Exercise:
Below is a listing; write it out exactly and drop any images from it.

Information supplied:
---+---

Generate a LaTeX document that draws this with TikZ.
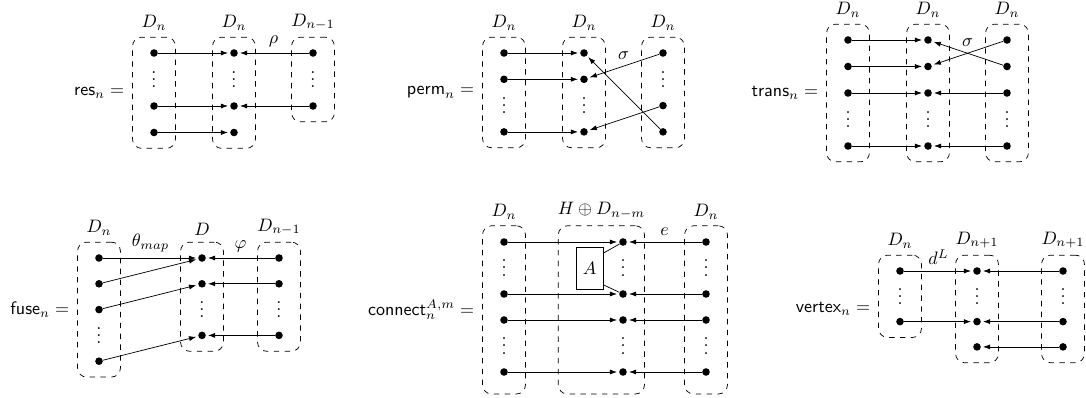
\documentclass[tikz,border=0pt]{standalone}
\usepackage{amsmath,amssymb}
\usepackage{tikz}
\usetikzlibrary{positioning,arrows.meta,fit,calc}

\begin{document}
\begin{tikzpicture}[x=0.555pt,y=-0.555pt,
  pt/.style={circle,fill,inner sep=0pt,minimum size=4.2pt},
  vd/.style={inner sep=0pt,yshift=3pt},
  grp/.style={draw,dashed,rounded corners=5pt,inner xsep=9.6pt,inner ysep=6.5pt},
  arr/.style={-{Latex[length=4pt,width=2.8pt]},shorten >=1pt}]
\useasboundingbox (0,0) rectangle (1086,398);

% res
\begin{scope}[shift={(154,53)}]
\foreach \c/\x/\rows in {1/0/{0,2,3},2/80/{0,2,3},3/159/{0,2}}
  \foreach \r in \rows \node[pt] (res\c\r) at (\x,\r*26.5) {};
\foreach \c/\x in {1/0,2/80,3/159} \node[vd] (resv\c) at (\x,26.5) {$\vdots$};
\node[grp,fit=(res10)(res13),label=above:$D_n$] (resb1) {};
\node[grp,fit=(res20)(res23),label=above:$D_n$] (resb2) {};
\node[grp,fit=(res30)(res32),label=above:$D_{n-1}$] (resb3) {};
\node[left=1pt of resb1] (reseq) {$\mathsf{res}_n =$};
\foreach \a/\b in {10/20,12/22,13/23,32/22} \draw[arr] (res\a) -- (res\b);
\draw[arr] (res30) -- node[above] {$\rho$} (res20);
\end{scope}

% perm
\begin{scope}[shift={(504,53)}]
\foreach \c/\x/\rows in {1/0/{0,1,3},2/80/{0,1,3},3/159/{0,2,3}}
  \foreach \r in \rows \node[pt] (prm\c\r) at (\x,\r*26.3) {};
\foreach \c/\x/\r in {1/0/2,2/80/2,3/159/1} \node[vd] (prmv\c) at (\x,\r*26.3) {$\vdots$};
\node[grp,fit=(prm10)(prm13),label=above:$D_n$] (prmb1) {};
\node[grp,fit=(prm20)(prm23),label=above:$D_n$] (prmb2) {};
\node[grp,fit=(prm30)(prm33),label=above:$D_n$] (prmb3) {};
\node[left=1pt of prmb1] (prmeq) {$\mathsf{perm}_n =$};
\foreach \a/\b in {10/20,11/21,13/23,33/20,32/23} \draw[arr] (prm\a) -- (prm\b);
\draw[arr] (prm30) -- node[above] {$\sigma$} (prm21);
\end{scope}

% trans
\begin{scope}[shift={(848,40)}]
\foreach \c/\x in {1/0,2/80,3/159}{
  \foreach \r in {0,1,2,4} \node[pt] (trn\c\r) at (\x,\r*26.5) {};
  \node[vd] (trnv\c) at (\x,3*26.5) {$\vdots$};
}
\node[grp,fit=(trn10)(trn14),label=above:$D_n$] (trnb1) {};
\node[grp,fit=(trn20)(trn24),label=above:$D_n$] (trnb2) {};
\node[grp,fit=(trn30)(trn34),label=above:$D_n$] (trnb3) {};
\node[left=1pt of trnb1] (trneq) {$\mathsf{trans}_n =$};
\foreach \a/\b in {10/20,11/21,12/22,14/24,31/20,32/22,34/24} \draw[arr] (trn\a) -- (trn\b);
\draw[arr] (trn30) -- node[above] {$\sigma$} (trn21);
\end{scope}

% fuse
\begin{scope}[shift={(99,258)}]
\foreach \c/\x/\rows in {1/0/{0,1,2,4},2/103/{0,1,3},3/180/{0,1,3}}
  \foreach \r in \rows \node[pt] (fus\c\r) at (\x,\r*25.8) {};
\foreach \c/\x/\r in {1/0/3,2/103/2,3/180/2} \node[vd] (fusv\c) at (\x,\r*25.8) {$\vdots$};
\node[grp,fit=(fus10)(fus14),label=above:$D_n$] (fusb1) {};
\node[grp,fit=(fus20)(fus23),label=above:$D$] (fusb2) {};
\node[grp,fit=(fus30)(fus33),label=above:$D_{n-1}$] (fusb3) {};
\node[left=1pt of fusb1] (fuseq) {$\mathsf{fuse}_n =$};
\foreach \a/\b in {11/20,12/21,14/23,31/21,33/23} \draw[arr] (fus\a) -- (fus\b);
\draw[arr] (fus10) -- node[above] {$\theta_{map}$} (fus20);
\draw[arr] (fus30) -- node[above] {$\varphi$} (fus20);
\end{scope}

% connect
\begin{scope}[shift={(504,242)},grp/.append style={inner ysep=8.3pt,yshift=-1.6pt}]
\foreach \c/\x in {1/0,2/119,3/202}{
  \foreach \r in {0,2,3,5} \node[pt] (con\c\r) at (\x,\r*26) {};
  \foreach \r in {1,4} \node[vd] (conv\c\r) at (\x,\r*26) {$\vdots$};
}
\node[draw,inner sep=0pt,minimum width=15pt,minimum height=23.3pt] (A) at (85.5,26.5) {$A$};
\node[grp,fit=(con10)(con15),label=above:$D_n$] (conb1) {};
\node[grp,fit=(A)(con20)(con25),label=above:$H \oplus D_{n-m}$] (conb2) {};
\node[grp,fit=(con30)(con35),label=above:$D_n$] (conb3) {};
\node[left=1pt of conb1] (coneq) {$\mathsf{connect}^{A,m}_n =$};
\foreach \a/\b in {10/20,12/22,13/23,15/25,32/22,33/23,35/25} \draw[arr] (con\a) -- (con\b);
\draw[arr] (con30) -- node[above] {$e$} (con20);
\draw ($(A.north east)+(0,6)$) -- (con20);
\draw ($(A.south east)+(0,-5)$) -- (con22);
\end{scope}

% vertex
\begin{scope}[shift={(900,271)}]
\foreach \c/\x/\rows in {1/0/{0,2},2/77/{0,2,3},3/163/{0,2,3}}
  \foreach \r in \rows \node[pt] (vtx\c\r) at (\x,\r*25.3) {};
\foreach \c/\x in {1/0,2/77,3/163} \node[vd] (vtxv\c) at (\x,25.3) {$\vdots$};
\node[grp,fit=(vtx10)(vtx12),label=above:$D_n$] (vtxb1) {};
\node[grp,fit=(vtx20)(vtx23),label=above:$D_{n+1}$] (vtxb2) {};
\node[grp,fit=(vtx30)(vtx33),label=above:$D_{n+1}$] (vtxb3) {};
\coordinate (vtxm) at (vtxb1.west |- vtxb2.center);
\node[left=1pt of vtxm] (vtxeq) {$\mathsf{vertex}_n =$};
\foreach \a/\b in {12/22,30/20,32/22,33/23} \draw[arr] (vtx\a) -- (vtx\b);
\draw[arr] (vtx10) -- node[above] {$d^L$} (vtx20);
\end{scope}
\end{tikzpicture}
\end{document}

---+---

Response to the exercise:
Generate a LaTeX document that draws this with TikZ.
\documentclass[tikz,border=0pt]{standalone}
\usepackage{amsmath,amssymb}
\usepackage{tikz}
\usetikzlibrary{positioning,arrows.meta,fit,calc}

\begin{document}
\begin{tikzpicture}[x=0.555pt,y=-0.555pt,
  pt/.style={circle,fill,inner sep=0pt,minimum size=4.2pt},
  vd/.style={inner sep=0pt,yshift=3pt},
  grp/.style={draw,dashed,rounded corners=5pt,inner xsep=9.6pt,inner ysep=6.5pt},
  arr/.style={-{Latex[length=4pt,width=2.8pt]},shorten >=1pt}]
\useasboundingbox (0,0) rectangle (1086,398);

% res
\begin{scope}[shift={(154,53)}]
\foreach \c/\x/\rows in {1/0/{0,2,3},2/80/{0,2,3},3/159/{0,2}}
  \foreach \r in \rows \node[pt] (res\c\r) at (\x,\r*26.5) {};
\foreach \c/\x in {1/0,2/80,3/159} \node[vd] (resv\c) at (\x,26.5) {$\vdots$};
\node[grp,fit=(res10)(res13),label=above:$D_n$] (resb1) {};
\node[grp,fit=(res20)(res23),label=above:$D_n$] (resb2) {};
\node[grp,fit=(res30)(res32),label=above:$D_{n-1}$] (resb3) {};
\node[left=1pt of resb1] (reseq) {$\mathsf{res}_n =$};
\foreach \a/\b in {10/20,12/22,13/23,32/22} \draw[arr] (res\a) -- (res\b);
\draw[arr] (res30) -- node[above] {$\rho$} (res20);
\end{scope}

% perm
\begin{scope}[shift={(504,53)}]
\foreach \c/\x/\rows in {1/0/{0,1,3},2/80/{0,1,3},3/159/{0,2,3}}
  \foreach \r in \rows \node[pt] (prm\c\r) at (\x,\r*26.3) {};
\foreach \c/\x/\r in {1/0/2,2/80/2,3/159/1} \node[vd] (prmv\c) at (\x,\r*26.3) {$\vdots$};
\node[grp,fit=(prm10)(prm13),label=above:$D_n$] (prmb1) {};
\node[grp,fit=(prm20)(prm23),label=above:$D_n$] (prmb2) {};
\node[grp,fit=(prm30)(prm33),label=above:$D_n$] (prmb3) {};
\node[left=1pt of prmb1] (prmeq) {$\mathsf{perm}_n =$};
\foreach \a/\b in {10/20,11/21,13/23,33/20,32/23} \draw[arr] (prm\a) -- (prm\b);
\draw[arr] (prm30) -- node[above] {$\sigma$} (prm21);
\end{scope}

% trans
\begin{scope}[shift={(848,40)}]
\foreach \c/\x in {1/0,2/80,3/159}{
  \foreach \r in {0,1,2,4} \node[pt] (trn\c\r) at (\x,\r*26.5) {};
  \node[vd] (trnv\c) at (\x,3*26.5) {$\vdots$};
}
\node[grp,fit=(trn10)(trn14),label=above:$D_n$] (trnb1) {};
\node[grp,fit=(trn20)(trn24),label=above:$D_n$] (trnb2) {};
\node[grp,fit=(trn30)(trn34),label=above:$D_n$] (trnb3) {};
\node[left=1pt of trnb1] (trneq) {$\mathsf{trans}_n =$};
\foreach \a/\b in {10/20,11/21,12/22,14/24,31/20,32/22,34/24} \draw[arr] (trn\a) -- (trn\b);
\draw[arr] (trn30) -- node[above] {$\sigma$} (trn21);
\end{scope}

% fuse
\begin{scope}[shift={(99,258)}]
\foreach \c/\x/\rows in {1/0/{0,1,2,4},2/103/{0,1,3},3/180/{0,1,3}}
  \foreach \r in \rows \node[pt] (fus\c\r) at (\x,\r*25.8) {};
\foreach \c/\x/\r in {1/0/3,2/103/2,3/180/2} \node[vd] (fusv\c) at (\x,\r*25.8) {$\vdots$};
\node[grp,fit=(fus10)(fus14),label=above:$D_n$] (fusb1) {};
\node[grp,fit=(fus20)(fus23),label=above:$D$] (fusb2) {};
\node[grp,fit=(fus30)(fus33),label=above:$D_{n-1}$] (fusb3) {};
\node[left=1pt of fusb1] (fuseq) {$\mathsf{fuse}_n =$};
\foreach \a/\b in {11/20,12/21,14/23,31/21,33/23} \draw[arr] (fus\a) -- (fus\b);
\draw[arr] (fus10) -- node[above] {$\theta_{map}$} (fus20);
\draw[arr] (fus30) -- node[above] {$\varphi$} (fus20);
\end{scope}

% connect
\begin{scope}[shift={(504,242)},grp/.append style={inner ysep=8.3pt,yshift=-1.6pt}]
\foreach \c/\x in {1/0,2/119,3/202}{
  \foreach \r in {0,2,3,5} \node[pt] (con\c\r) at (\x,\r*26) {};
  \foreach \r in {1,4} \node[vd] (conv\c\r) at (\x,\r*26) {$\vdots$};
}
\node[draw,inner sep=0pt,minimum width=15pt,minimum height=23.3pt] (A) at (85.5,26.5) {$A$};
\node[grp,fit=(con10)(con15),label=above:$D_n$] (conb1) {};
\node[grp,fit=(A)(con20)(con25),label=above:$H \oplus D_{n-m}$] (conb2) {};
\node[grp,fit=(con30)(con35),label=above:$D_n$] (conb3) {};
\node[left=1pt of conb1] (coneq) {$\mathsf{connect}^{A,m}_n =$};
\foreach \a/\b in {10/20,12/22,13/23,15/25,32/22,33/23,35/25} \draw[arr] (con\a) -- (con\b);
\draw[arr] (con30) -- node[above] {$e$} (con20);
\draw ($(A.north east)+(0,6)$) -- (con20);
\draw ($(A.south east)+(0,-5)$) -- (con22);
\end{scope}

% vertex
\begin{scope}[shift={(900,271)}]
\foreach \c/\x/\rows in {1/0/{0,2},2/77/{0,2,3},3/163/{0,2,3}}
  \foreach \r in \rows \node[pt] (vtx\c\r) at (\x,\r*25.3) {};
\foreach \c/\x in {1/0,2/77,3/163} \node[vd] (vtxv\c) at (\x,25.3) {$\vdots$};
\node[grp,fit=(vtx10)(vtx12),label=above:$D_n$] (vtxb1) {};
\node[grp,fit=(vtx20)(vtx23),label=above:$D_{n+1}$] (vtxb2) {};
\node[grp,fit=(vtx30)(vtx33),label=above:$D_{n+1}$] (vtxb3) {};
\coordinate (vtxm) at (vtxb1.west |- vtxb2.center);
\node[left=1pt of vtxm] (vtxeq) {$\mathsf{vertex}_n =$};
\foreach \a/\b in {12/22,30/20,32/22,33/23} \draw[arr] (vtx\a) -- (vtx\b);
\draw[arr] (vtx10) -- node[above] {$d^L$} (vtx20);
\end{scope}
\end{tikzpicture}
\end{document}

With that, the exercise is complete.